I passed on your question to John H. Conway. Here is his response: (NB. Everything following this line is from Conway and is written from his point of view. Of course, in the comments and elsewhere on the site, I am not Conway.)
I think it's wrong to focus on block designs in particular. This may not answer your question, but there are some interesting examples of theorems similar to Desargues's and Pappus's theorems. They aren't block designs, but they do have very nice symmetries.
I call these "presque partout propositions" (p.p.p. for short) from the French "almost all". This used to be used commonly instead of "almost everywhere" (so one would write "p.p." instead of "a.e."). The common theme of the propositions is that there is some underlying graph, where vertices represent some objects (say, lines or points) and the edges represent some relation (say, incidence). Then the theorems say that if you have all but one edge of a certain graph, then you have the last edge, too. Here are five such examples:
Desargues' theorem
Graph: the Desargues graph = the bipartite double cover of the Petersen graph
Vertices: represent either points or lines
Edges: incidence
Statement: If you have ten points and ten lines that are incident in all of the ways that the Desargues graph indicates except one incidence, then you have the last incidence as well. This can be seen to be equivalent to the usual statement of Desargues's theorem.
Pappus's theorem
Graph: the Pappus graph, a highly symmetric, bipartite, cubic graph on 18 vertices
Vertices: points or lines
Edges: incidence
Statement: Same as in Desargues's theorem.

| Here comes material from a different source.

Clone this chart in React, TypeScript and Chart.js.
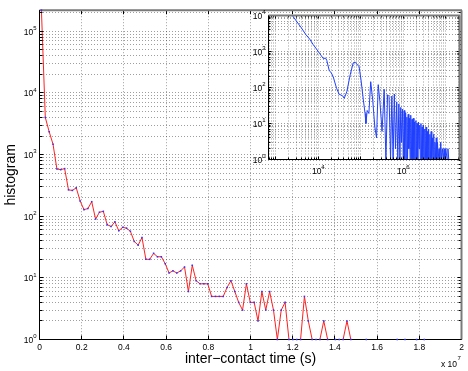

"Right-angled hexagons theorem"
Graph: the Petersen graph itself
Vertices: lines in 3-space
Edges: the two lines intersect at right angles
Statement: Same as before, namely having all but one edge implies the existence of the latter. An equivalent version is the following: suppose you have a "right-angled hexagon" in 3-space, that is, six lines that cyclically meet at right angles. Suppose that they are otherwise in fairly generic position, e.g., opposite edges of the hexagon are skew lines. Then take these three pairs of opposite edges and draw their common perpendiculars (this is unique for skew lines). These three lines have a common perpendicular themselves.
Roger Penrose's "conic cube" theorem
Graph: the cube graph Q3
Vertices: conics in the plane
Edges: two conics that are doubly tangent
Statement: Same as before. Note that this theorem is not published anywhere.
Standard algebraic examples
Graph: this unfortunately isn't quite best seen as a graph
Statement: Conics that go through 8 common points go through a 9th common point. Quadric surfaces through 7 points go through an 8th (or whatever the right number is).
Anyway, I don't know of any more examples.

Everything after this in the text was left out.